The last talk was about flora and fauna in the vineyard and centered on the vine fretter or phylloxera. These sap-sucking insects were brought into Europe from the States in the middle of the 19th century. By 1870 phylloxera had developed into a plague that had destroyed most of France's vines. The remedy eventually consisted in grafting European vine cuttings onto phylloxera resistant American root-stocks, a practice still used today.

The end of the lecture brought us to the tasting of two red wines, a 2009 Reicholzheimer First Schwarzriesling (Pinot meunier), dry, from Franconia on the Tauber river and a 2010 Lemberger or Blue Frankish Edition, dry, from Fellbach Württemberg the first one somewhat sweet, the second much too young for consumption.


On Saturday we were informed about Wine Adulterators and Fortification Grapes. Following a taste of Gutedel, at the Alte Wache on Münsterplatz - Home of the Wines from Baden - we started for a tour of the above mentioned Freiburger Schlossberg, a vineyard that was built on the ruins of Vauban’s fortifications. Normally the place is closed to the general public but our guide had the key.. The weather was exceptional and we felt nearly sorry when we had to return to the Alte Wache for our last wine tasting in three days.

The sunny slopes at the Schlossberg
Again we were offered six different wines. First a 2009 Tiengener Rebtal, Rivaner (a cross-breed between Riesling and Sylvaner grapes like Müller-Thurgau), dry  from the Vintners Association Tiengen followed by two wines from the Stiftungsweingut Freiburg (see above), a 2009 Freiburger Weißburgunder (Pinot blanc), dry, and a 2008 Freiburger Schlossberg, Grauer Burgunder (Pinot gris), dry. The last white wine a 2009 Opfinger Sonnenberg Gewürztraminer with 25 grams of sugar per liter was described as lieblich which translates into English as sweet. My grandchildren would have called it Limonade. Of the following two wines the first one was a rosé 2010 Tiengener Rebtal Spätburgunder (Pinot noir), dry from the Vintners Association Tiengen. This is not to be confused with the traditional Weißherbst (Vin gris) made from red grapes where the reddish color results from pressing the grapes with their skins whereas for a red wine the skin is left in the grape juice during fermentation. It is common that if the color of the final product does not show the desired saturation juice of Färbertrauben (Teinturier) is added. The last wine was a 2009 Freiburger Kapellenweg Spätburgunder, dry, from the Vintners Association Munzingen.

The topic discussed between serves was wine making and adulteration. Here I learned why I do not experience headaches anymore when drinking German wine. Although not consuming wine in excess I remember that as a student and even later I was never immune to a hangover the following morning. Since the Middle Ages these hangovers have been attributed to the quantity of sulfur added stopping the full fermentation of the grape juice in order to keep some residual sugar. As the only tangible result of the Imperial Diet held at Freiburg a Statute and Order for Wine (satzung unnd ordnung über die weyne) was passed as early as 1498. This Order fixed limits for the quantity of sulfur allowed in wine making. Violations called for Draconian measures sometimes ending up in hanging. Minor infringements were punished knocking out the bottom of the barrel concerned (dem Fass den Boden ausschlagen).

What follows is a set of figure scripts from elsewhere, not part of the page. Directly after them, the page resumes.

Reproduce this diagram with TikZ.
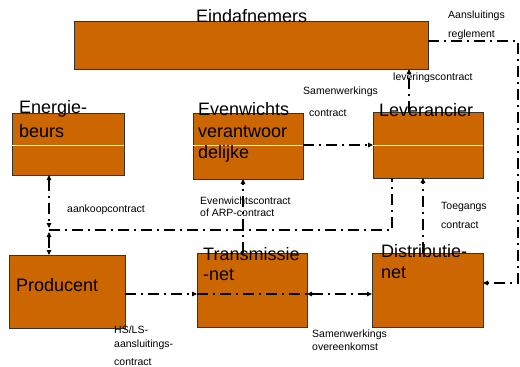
\documentclass[tikz,border=0pt]{standalone}
\usepackage{fontspec}
\setmainfont{Liberation Sans}
\usetikzlibrary{arrows.meta,calc}
\definecolor{boxfill}{RGB}{204,102,0}
\tikzset{
  box/.style={draw=black!80, line width=0.8pt, fill=boxfill, anchor=north west, inner sep=0pt, outer sep=0pt},
  big/.style={anchor=base west, inner sep=0pt, font=\fontsize{18}{21}\selectfont},
  small/.style={anchor=base west, inner sep=0pt, font=\fontsize{10.5}{12.6}\selectfont},
  dd/.style={line width=1.4pt, dash pattern=on 11pt off 5pt on 2pt off 5pt},
  tip/.style={-{Triangle[length=5pt,width=4.5pt]}},
  tips/.style={{Triangle[length=5pt,width=4.5pt]}-{Triangle[length=5pt,width=4.5pt]}},
  sep/.style={white, line width=0.8pt}
}
\begin{document}
\begin{tikzpicture}[x=1pt,y=-1pt]
\useasboundingbox (0,0) rectangle (520,367);
% boxes
\node[box, minimum width=354pt, minimum height=48pt] (ein) at (74,21) {};
\node[box, minimum width=112pt, minimum height=62pt] (beurs) at (12,113) {};
\node[box, minimum width=110pt, minimum height=66pt] (even) at (193,113) {};
\node[box, minimum width=110pt, minimum height=66pt] (lev) at (373,112) {};
\node[box, minimum width=116pt, minimum height=73pt] (prod) at (9,255) {};
\node[box, minimum width=110pt, minimum height=74pt] (trans) at (197,253) {};
\node[box, minimum width=111pt, minimum height=74pt] (dist) at (372,253) {};
% white separators
\draw[sep] (beurs.west |- 0,145) -- (beurs.east |- 0,145);
\draw[sep] (even.west |- 0,145) -- (even.east |- 0,145);
\draw[sep] (lev.west |- 0,145) -- (lev.east |- 0,145);
% coordinates
\coordinate (c1) at (518,41);
\coordinate (c2) at (518,283);
\coordinate (h1) at (49,230);
\coordinate (h2) at (392,230);
\coordinate (e1) at (49,228);
\coordinate (e2) at (49,232);
\coordinate (r) at (0,294);
% connectors
\draw[dd, tip] (ein.east |- c1) -- (c1) -- (c2) -- (c2 -| dist.east);
\draw[dd, tip] ([xshift=-19pt]lev.north) -- ([xshift=-19pt]lev.north |- ein.south);
\draw[dd, tip] (even.east |- 0,145) -- (lev.west |- 0,145);
\draw[dd, tips] ([xshift=-19pt]beurs.south) -- (e1);
\draw[dd, tips] (e2) -- (e2 |- prod.north);
\draw[dd] (h1) -- (h2) -- (h2 |- lev.south);
\draw[dd, tip] ([xshift=-9pt]trans.north) -- ([xshift=-9pt]trans.north |- even.south);
\draw[dd, tip] ([xshift=-4.5pt]dist.north) -- ([xshift=-4.5pt]dist.north |- lev.south);
\draw[dd, tip] (prod.east |- r) -- (trans.west |- r);
\draw[dd] (trans.west |- r) -- (trans.east |- r);
\draw[dd, tips] (trans.east |- r) -- (dist.west |- r);
% box labels
\node[big] (tein) at (196,22) {Eindafnemers};
\node[big] (tbeurs1) at (19,113) {Energie-};
\node[big] (tbeurs2) at (19,137) {beurs};
\node[big] (teven1) at (198,115) {Evenwichts};
\node[big] (teven2) at (198,137) {verantwoor};
\node[big] (teven3) at (198,158) {delijke};
\node[big] (tlev) at (379,116) {Leverancier};
\node[big] (tprod) at (16,291) {Producent};
\node[big] (ttrans1) at (203,260) {Transmissie};
\node[big] (ttrans2) at (203,280) {-net};
\node[big] (tdist1) at (381,257) {Distributie-};
\node[big] (tdist2) at (381,278) {net};
% connector labels
\node[small] (l1) at (448,18) {Aansluitings};
\node[small] (l2) at (448,37) {reglement};
\node[small] (l3) at (393,80) {leveringscontract};
\node[small] (l4) at (303,94) {Samenwerkings};
\node[small] (l5) at (309,116) {contract};
\node[small] (l6) at (67,212) {aankoopcontract};
\node[small] (l7) at (200,204) {Evenwichtscontract};
\node[small] (l8) at (200,216) {of ARP-contract};
\node[small] (l9) at (441,209) {Toegangs};
\node[small] (l10) at (441,228) {contract};
\node[small] (l11) at (114,333) {HS/LS-};
\node[small] (l12) at (114,347) {aansluitings-};
\node[small] (l13) at (114,365) {contract};
\node[small] (l14) at (312,337) {Samenwerkings};
\node[small] (l15) at (312,350) {overeenkomst};
\end{tikzpicture}
\end{document}
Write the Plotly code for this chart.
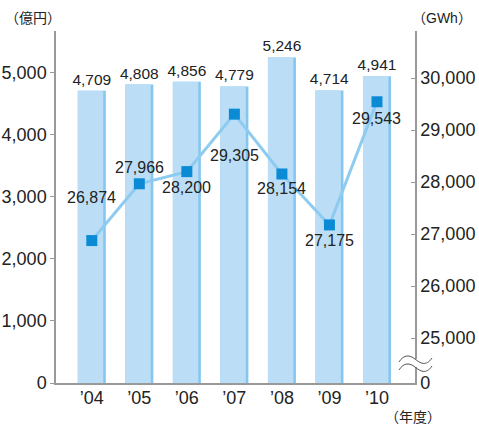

With the advent of modern cooling techniques there is no reason that people drinking wine should get headaches. Nowadays, before fermentation starts a small quantity of the grape juice is set aside and kept cool. The fermentation of the bulk is no longer stopped by adding sulfur but goes on until most of the sugar has turned into alcohol and the fermentation stops by itself. The wine is then filtered and left to repose. Before selling the wine part or all of the grape juice that had been set aside is added to achieve the desired residual sugar concentration in the final product. And indeed, following Goethe’s dictum: Das Leben ist zu kurz, um schlechten Wein zu trinken (Life is too short to drink bad wine) or I don't suffer from headaches anymore.